* _SOURCE MATERIAL_
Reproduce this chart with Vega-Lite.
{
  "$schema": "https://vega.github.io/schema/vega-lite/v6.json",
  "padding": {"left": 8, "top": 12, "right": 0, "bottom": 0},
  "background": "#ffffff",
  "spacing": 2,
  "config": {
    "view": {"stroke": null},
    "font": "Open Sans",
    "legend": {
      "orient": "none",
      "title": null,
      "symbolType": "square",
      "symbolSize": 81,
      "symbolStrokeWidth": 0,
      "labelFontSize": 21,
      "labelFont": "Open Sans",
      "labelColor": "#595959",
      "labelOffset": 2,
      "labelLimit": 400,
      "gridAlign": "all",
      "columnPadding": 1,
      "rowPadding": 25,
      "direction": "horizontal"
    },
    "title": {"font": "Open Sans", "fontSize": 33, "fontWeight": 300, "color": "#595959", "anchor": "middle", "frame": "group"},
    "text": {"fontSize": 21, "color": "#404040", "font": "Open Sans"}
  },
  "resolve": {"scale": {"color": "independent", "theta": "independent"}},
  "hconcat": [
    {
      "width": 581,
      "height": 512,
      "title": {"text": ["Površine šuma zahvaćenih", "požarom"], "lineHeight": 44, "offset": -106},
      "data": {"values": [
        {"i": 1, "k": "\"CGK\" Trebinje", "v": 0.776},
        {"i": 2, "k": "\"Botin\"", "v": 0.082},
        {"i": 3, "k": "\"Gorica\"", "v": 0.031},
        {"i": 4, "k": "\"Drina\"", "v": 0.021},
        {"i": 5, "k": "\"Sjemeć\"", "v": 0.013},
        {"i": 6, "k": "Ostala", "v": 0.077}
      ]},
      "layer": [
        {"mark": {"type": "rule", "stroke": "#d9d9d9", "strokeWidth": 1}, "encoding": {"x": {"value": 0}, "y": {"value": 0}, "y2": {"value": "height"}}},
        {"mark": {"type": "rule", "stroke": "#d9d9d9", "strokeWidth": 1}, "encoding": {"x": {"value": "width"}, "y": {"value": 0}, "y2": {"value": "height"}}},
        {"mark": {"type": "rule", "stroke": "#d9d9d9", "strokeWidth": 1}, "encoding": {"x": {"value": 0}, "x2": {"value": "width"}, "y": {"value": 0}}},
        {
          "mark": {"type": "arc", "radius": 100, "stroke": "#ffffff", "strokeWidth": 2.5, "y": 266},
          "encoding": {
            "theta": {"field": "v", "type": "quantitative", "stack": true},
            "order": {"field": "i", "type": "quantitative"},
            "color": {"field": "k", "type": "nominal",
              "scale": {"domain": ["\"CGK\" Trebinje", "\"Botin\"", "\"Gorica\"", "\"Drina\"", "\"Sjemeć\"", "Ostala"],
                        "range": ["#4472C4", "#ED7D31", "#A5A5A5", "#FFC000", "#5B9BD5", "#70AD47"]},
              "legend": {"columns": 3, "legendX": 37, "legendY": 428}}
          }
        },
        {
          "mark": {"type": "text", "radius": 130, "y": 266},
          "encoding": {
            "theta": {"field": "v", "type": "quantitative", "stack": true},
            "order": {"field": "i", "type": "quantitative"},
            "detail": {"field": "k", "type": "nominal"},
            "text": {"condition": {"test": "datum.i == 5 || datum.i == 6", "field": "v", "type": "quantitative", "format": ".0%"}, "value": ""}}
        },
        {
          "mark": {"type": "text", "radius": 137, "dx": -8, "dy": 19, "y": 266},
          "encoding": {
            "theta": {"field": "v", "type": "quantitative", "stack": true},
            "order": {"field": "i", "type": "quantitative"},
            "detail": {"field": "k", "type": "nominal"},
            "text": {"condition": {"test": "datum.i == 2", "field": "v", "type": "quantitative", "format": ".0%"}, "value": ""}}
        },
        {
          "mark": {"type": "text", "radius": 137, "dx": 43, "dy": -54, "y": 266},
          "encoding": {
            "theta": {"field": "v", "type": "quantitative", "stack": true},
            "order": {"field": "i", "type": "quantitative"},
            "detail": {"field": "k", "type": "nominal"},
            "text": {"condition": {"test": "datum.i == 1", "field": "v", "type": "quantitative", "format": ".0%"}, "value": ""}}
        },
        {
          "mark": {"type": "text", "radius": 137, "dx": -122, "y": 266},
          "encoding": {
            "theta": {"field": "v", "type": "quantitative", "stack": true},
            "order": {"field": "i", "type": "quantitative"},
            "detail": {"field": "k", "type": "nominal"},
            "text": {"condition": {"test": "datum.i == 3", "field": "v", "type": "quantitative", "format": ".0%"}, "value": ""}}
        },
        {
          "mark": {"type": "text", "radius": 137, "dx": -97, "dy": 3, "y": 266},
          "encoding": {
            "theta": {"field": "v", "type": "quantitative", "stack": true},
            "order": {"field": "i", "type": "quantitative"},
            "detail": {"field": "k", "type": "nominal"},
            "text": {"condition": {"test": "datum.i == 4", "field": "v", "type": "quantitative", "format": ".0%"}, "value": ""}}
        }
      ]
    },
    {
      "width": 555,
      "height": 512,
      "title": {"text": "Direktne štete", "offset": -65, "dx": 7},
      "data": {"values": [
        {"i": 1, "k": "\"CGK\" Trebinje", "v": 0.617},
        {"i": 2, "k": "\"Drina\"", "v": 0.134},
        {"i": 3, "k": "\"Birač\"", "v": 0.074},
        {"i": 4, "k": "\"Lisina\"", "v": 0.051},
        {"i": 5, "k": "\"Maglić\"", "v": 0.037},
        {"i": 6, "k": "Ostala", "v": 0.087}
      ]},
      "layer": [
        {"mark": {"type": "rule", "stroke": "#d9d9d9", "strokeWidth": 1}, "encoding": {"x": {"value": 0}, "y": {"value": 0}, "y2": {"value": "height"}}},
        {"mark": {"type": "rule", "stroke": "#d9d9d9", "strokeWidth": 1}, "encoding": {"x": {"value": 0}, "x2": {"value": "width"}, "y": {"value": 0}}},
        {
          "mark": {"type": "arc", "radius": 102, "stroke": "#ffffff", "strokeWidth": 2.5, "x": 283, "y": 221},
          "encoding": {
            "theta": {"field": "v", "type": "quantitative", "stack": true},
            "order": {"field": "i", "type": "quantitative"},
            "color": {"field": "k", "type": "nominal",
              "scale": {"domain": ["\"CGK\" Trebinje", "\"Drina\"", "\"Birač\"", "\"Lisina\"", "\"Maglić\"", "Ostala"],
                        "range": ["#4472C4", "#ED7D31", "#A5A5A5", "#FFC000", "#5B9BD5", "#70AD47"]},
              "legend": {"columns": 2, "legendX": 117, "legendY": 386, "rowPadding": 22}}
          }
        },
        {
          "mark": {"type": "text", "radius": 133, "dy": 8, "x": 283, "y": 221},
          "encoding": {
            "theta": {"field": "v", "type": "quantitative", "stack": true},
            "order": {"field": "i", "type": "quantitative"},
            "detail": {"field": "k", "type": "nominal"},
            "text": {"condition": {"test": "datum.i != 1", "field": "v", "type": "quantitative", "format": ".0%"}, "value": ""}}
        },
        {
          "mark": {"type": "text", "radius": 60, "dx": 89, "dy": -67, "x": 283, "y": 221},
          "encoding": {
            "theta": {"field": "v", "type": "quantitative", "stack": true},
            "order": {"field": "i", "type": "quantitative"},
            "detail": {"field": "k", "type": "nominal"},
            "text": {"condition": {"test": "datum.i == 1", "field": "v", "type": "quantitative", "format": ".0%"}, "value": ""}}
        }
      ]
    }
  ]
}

* _TO BE DONE_
Extract the listing in its entirety, matching it exactly.

* _THE REPLY_
Reproduce this chart with Vega-Lite.
{
  "$schema": "https://vega.github.io/schema/vega-lite/v6.json",
  "padding": {"left": 8, "top": 12, "right": 0, "bottom": 0},
  "background": "#ffffff",
  "spacing": 2,
  "config": {
    "view": {"stroke": null},
    "font": "Open Sans",
    "legend": {
      "orient": "none",
      "title": null,
      "symbolType": "square",
      "symbolSize": 81,
      "symbolStrokeWidth": 0,
      "labelFontSize": 21,
      "labelFont": "Open Sans",
      "labelColor": "#595959",
      "labelOffset": 2,
      "labelLimit": 400,
      "gridAlign": "all",
      "columnPadding": 1,
      "rowPadding": 25,
      "direction": "horizontal"
    },
    "title": {"font": "Open Sans", "fontSize": 33, "fontWeight": 300, "color": "#595959", "anchor": "middle", "frame": "group"},
    "text": {"fontSize": 21, "color": "#404040", "font": "Open Sans"}
  },
  "resolve": {"scale": {"color": "independent", "theta": "independent"}},
  "hconcat": [
    {
      "width": 581,
      "height": 512,
      "title": {"text": ["Površine šuma zahvaćenih", "požarom"], "lineHeight": 44, "offset": -106},
      "data": {"values": [
        {"i": 1, "k": "\"CGK\" Trebinje", "v": 0.776},
        {"i": 2, "k": "\"Botin\"", "v": 0.082},
        {"i": 3, "k": "\"Gorica\"", "v": 0.031},
        {"i": 4, "k": "\"Drina\"", "v": 0.021},
        {"i": 5, "k": "\"Sjemeć\"", "v": 0.013},
        {"i": 6, "k": "Ostala", "v": 0.077}
      ]},
      "layer": [
        {"mark": {"type": "rule", "stroke": "#d9d9d9", "strokeWidth": 1}, "encoding": {"x": {"value": 0}, "y": {"value": 0}, "y2": {"value": "height"}}},
        {"mark": {"type": "rule", "stroke": "#d9d9d9", "strokeWidth": 1}, "encoding": {"x": {"value": "width"}, "y": {"value": 0}, "y2": {"value": "height"}}},
        {"mark": {"type": "rule", "stroke": "#d9d9d9", "strokeWidth": 1}, "encoding": {"x": {"value": 0}, "x2": {"value": "width"}, "y": {"value": 0}}},
        {
          "mark": {"type": "arc", "radius": 100, "stroke": "#ffffff", "strokeWidth": 2.5, "y": 266},
          "encoding": {
            "theta": {"field": "v", "type": "quantitative", "stack": true},
            "order": {"field": "i", "type": "quantitative"},
            "color": {"field": "k", "type": "nominal",
              "scale": {"domain": ["\"CGK\" Trebinje", "\"Botin\"", "\"Gorica\"", "\"Drina\"", "\"Sjemeć\"", "Ostala"],
                        "range": ["#4472C4", "#ED7D31", "#A5A5A5", "#FFC000", "#5B9BD5", "#70AD47"]},
              "legend": {"columns": 3, "legendX": 37, "legendY": 428}}
          }
        },
        {
          "mark": {"type": "text", "radius": 130, "y": 266},
          "encoding": {
            "theta": {"field": "v", "type": "quantitative", "stack": true},
            "order": {"field": "i", "type": "quantitative"},
            "detail": {"field": "k", "type": "nominal"},
            "text": {"condition": {"test": "datum.i == 5 || datum.i == 6", "field": "v", "type": "quantitative", "format": ".0%"}, "value": ""}}
        },
        {
          "mark": {"type": "text", "radius": 137, "dx": -8, "dy": 19, "y": 266},
          "encoding": {
            "theta": {"field": "v", "type": "quantitative", "stack": true},
            "order": {"field": "i", "type": "quantitative"},
            "detail": {"field": "k", "type": "nominal"},
            "text": {"condition": {"test": "datum.i == 2", "field": "v", "type": "quantitative", "format": ".0%"}, "value": ""}}
        },
        {
          "mark": {"type": "text", "radius": 137, "dx": 43, "dy": -54, "y": 266},
          "encoding": {
            "theta": {"field": "v", "type": "quantitative", "stack": true},
            "order": {"field": "i", "type": "quantitative"},
            "detail": {"field": "k", "type": "nominal"},
            "text": {"condition": {"test": "datum.i == 1", "field": "v", "type": "quantitative", "format": ".0%"}, "value": ""}}
        },
        {
          "mark": {"type": "text", "radius": 137, "dx": -122, "y": 266},
          "encoding": {
            "theta": {"field": "v", "type": "quantitative", "stack": true},
            "order": {"field": "i", "type": "quantitative"},
            "detail": {"field": "k", "type": "nominal"},
            "text": {"condition": {"test": "datum.i == 3", "field": "v", "type": "quantitative", "format": ".0%"}, "value": ""}}
        },
        {
          "mark": {"type": "text", "radius": 137, "dx": -97, "dy": 3, "y": 266},
          "encoding": {
            "theta": {"field": "v", "type": "quantitative", "stack": true},
            "order": {"field": "i", "type": "quantitative"},
            "detail": {"field": "k", "type": "nominal"},
            "text": {"condition": {"test": "datum.i == 4", "field": "v", "type": "quantitative", "format": ".0%"}, "value": ""}}
        }
      ]
    },
    {
      "width": 555,
      "height": 512,
      "title": {"text": "Direktne štete", "offset": -65, "dx": 7},
      "data": {"values": [
        {"i": 1, "k": "\"CGK\" Trebinje", "v": 0.617},
        {"i": 2, "k": "\"Drina\"", "v": 0.134},
        {"i": 3, "k": "\"Birač\"", "v": 0.074},
        {"i": 4, "k": "\"Lisina\"", "v": 0.051},
        {"i": 5, "k": "\"Maglić\"", "v": 0.037},
        {"i": 6, "k": "Ostala", "v": 0.087}
      ]},
      "layer": [
        {"mark": {"type": "rule", "stroke": "#d9d9d9", "strokeWidth": 1}, "encoding": {"x": {"value": 0}, "y": {"value": 0}, "y2": {"value": "height"}}},
        {"mark": {"type": "rule", "stroke": "#d9d9d9", "strokeWidth": 1}, "encoding": {"x": {"value": 0}, "x2": {"value": "width"}, "y": {"value": 0}}},
        {
          "mark": {"type": "arc", "radius": 102, "stroke": "#ffffff", "strokeWidth": 2.5, "x": 283, "y": 221},
          "encoding": {
            "theta": {"field": "v", "type": "quantitative", "stack": true},
            "order": {"field": "i", "type": "quantitative"},
            "color": {"field": "k", "type": "nominal",
              "scale": {"domain": ["\"CGK\" Trebinje", "\"Drina\"", "\"Birač\"", "\"Lisina\"", "\"Maglić\"", "Ostala"],
                        "range": ["#4472C4", "#ED7D31", "#A5A5A5", "#FFC000", "#5B9BD5", "#70AD47"]},
              "legend": {"columns": 2, "legendX": 117, "legendY": 386, "rowPadding": 22}}
          }
        },
        {
          "mark": {"type": "text", "radius": 133, "dy": 8, "x": 283, "y": 221},
          "encoding": {
            "theta": {"field": "v", "type": "quantitative", "stack": true},
            "order": {"field": "i", "type": "quantitative"},
            "detail": {"field": "k", "type": "nominal"},
            "text": {"condition": {"test": "datum.i != 1", "field": "v", "type": "quantitative", "format": ".0%"}, "value": ""}}
        },
        {
          "mark": {"type": "text", "radius": 60, "dx": 89, "dy": -67, "x": 283, "y": 221},
          "encoding": {
            "theta": {"field": "v", "type": "quantitative", "stack": true},
            "order": {"field": "i", "type": "quantitative"},
            "detail": {"field": "k", "type": "nominal"},
            "text": {"condition": {"test": "datum.i == 1", "field": "v", "type": "quantitative", "format": ".0%"}, "value": ""}}
        }
      ]
    }
  ]
}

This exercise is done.